C’est l’écoulement d’un fleuve et le vol d’un oiseau à rebours. C’est le ciel gris blanc en jour plat. C’est une silhouette sur la berge — une robe flotte — pieds nus il semble et marche à rebours du courant comme l’oiseau vole. C’est une charogne — un chien loup peut-être — ; c’est un arbre déraciné; un bidon, une bâche… ce sont choses qui vont au fil de l’eau; vite. Et vient le vent à l’arbre. C’est une futaie sur la berge et le vent imprime aux feuilles un mouvement. Il n’y a pas de son; c’est comme derrière une vitre. C’est une image. C’est juste une image et c’est un silence. C’est une main à la surface d’une eau claire, elle imprime à l’eau son mouvement. C’est une ondulation à la surface de l’eau. C’est un pied immergé ; le pied d’un enfant resté dans l’eau longtemps et sa peau s’est ridé. C’est un visage vu d’en dessous qui se penche. Deux trous noirs qui se rapprochent. C’est une pulsation noire puis le calme plat d’une eau stagnante. C’est une fenêtre d’où se voit un fleuve. C’est la terre avant le fleuve. C’est en surplomb un petit cercueil dans une brouette sur un chemin de halage. Ce sont des silhouettes noires et l’écoulement d’un fleuve. Il descend; il se creuse. C’est le ciel, un nuage flotte. C’est un vol. Ce sont des cygnes. C’est une silhouette à rebours du courant. Ce sont eux qui marchent au long du chemin de halage et poussent la brouette. C’est vu de loin et vu d’en haut. C’est soudain très près, à toucher le nom. Le nom qui est gravé. C’est son nom, il roule avec la boite.

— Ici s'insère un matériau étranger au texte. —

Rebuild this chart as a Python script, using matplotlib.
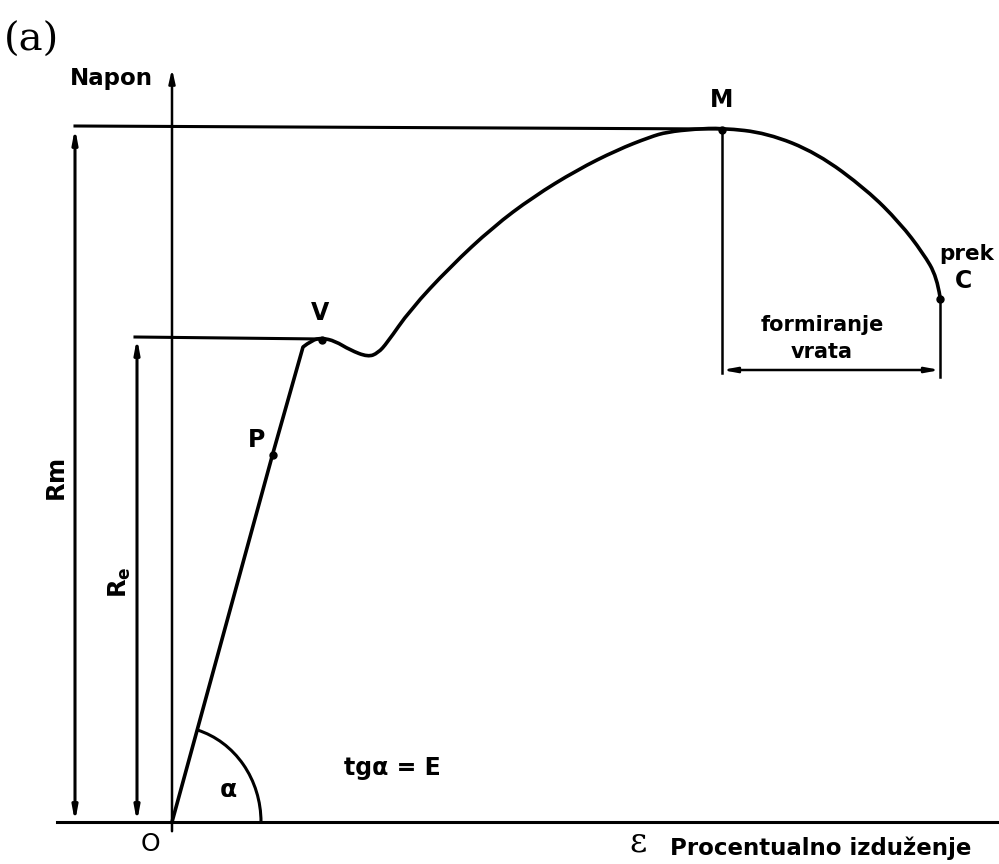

Un regard de cinéaste ! Un petit film que l’on suit à la lecture et qui se déroule sous nos yeux intérieurs… c’est beau, c’est du… Nathalie Holt !
les yeux intérieurs ( c’est beau)
Elle est douce cette heure contre ce fleuve ! Toujours en amour pour ton écriture Nathalie (et j’imagine ta voix en lisant 🤎)
merci Rebecca je vais tenter de l’enregistrer
Muette la brouette ? Bien sûr que non, on entend le crissement sinistre de sa roue mercenaire. On voit le film et on l’entend. Celle ou celui qui écrit est muet.te, elle ou il paie sa dette, il ou elle se projette dans l’image de défunt.e . Il elle laisse passer l’image effarante et surréaliste. La mort a souvent des transports aussi saugrenus que brutaux. Le degré de civilisation se mesure à la capacité d’embaumer ou de convoyer dignement ses morts . C’est toujours à refaire, à filmer dans le vrai des pratiques. Merci pour ce texte.
merci Marie Thérèse. Le crissement de la brouette à quel moment l’entendra-t-on . La question du montage son me préoccupe et elle inclut bien entendu celle des silences
Merci beaucoup Marlen, Rebecca, Marie-Thérèse … juste un premier flux d’images. Je crois que c’est un peu hors sujet et vais encore tenter l’exercice sous un autre angle.
Le rythme magnifique/élégiaque que donnent « C’est » et « Ce sont ». J’ai pensé aux films de Pelechian. C’est très beau, Nathalie, on y retrouve ton regard photographique, attentif.
Merci Xavier … les films de Pelechian un monde à découvrir ( vite alors)
La désignation par « c’est » / « ce sont » donne une impulsion au texte et rend sa lecture tonique. Et le regard en mouvement suit toutes ces notations. Vivantes.
Merci Cécile
c’est l’évocation qui emporte un peu tout (j’ai pensé, je ne sais pas si tu la connais, à Mauricette Beaussart l’héroïne de Lucien Suel) – trop bien
Merci Piero. Vais « regarder » Lucien Suel je ne connais pas du tout…
C’est, c’est, c’est,c’est…C’est, comme vous savez merveilleusement toujours le donner à lire, à voir et à entendre, une collection d’aspérités discrètes, quotidiennes, à peine perceptibles, silencieusement traversée par la mort, comme un révélateur des images mises en boîte. Merci Nathalie Holt de nous placer « soudain très près ».
Merci Ugo.
Toujours ce talent fluide chez toi de nous entraîner dans les images, dans le flux, dans le flot … et puis le mot cercueil
c’est fort, beaucoup aimé me laisser porter dans ta barque et contempler toutes ces choses
Merci pour ta lecture et tes mots Françoise.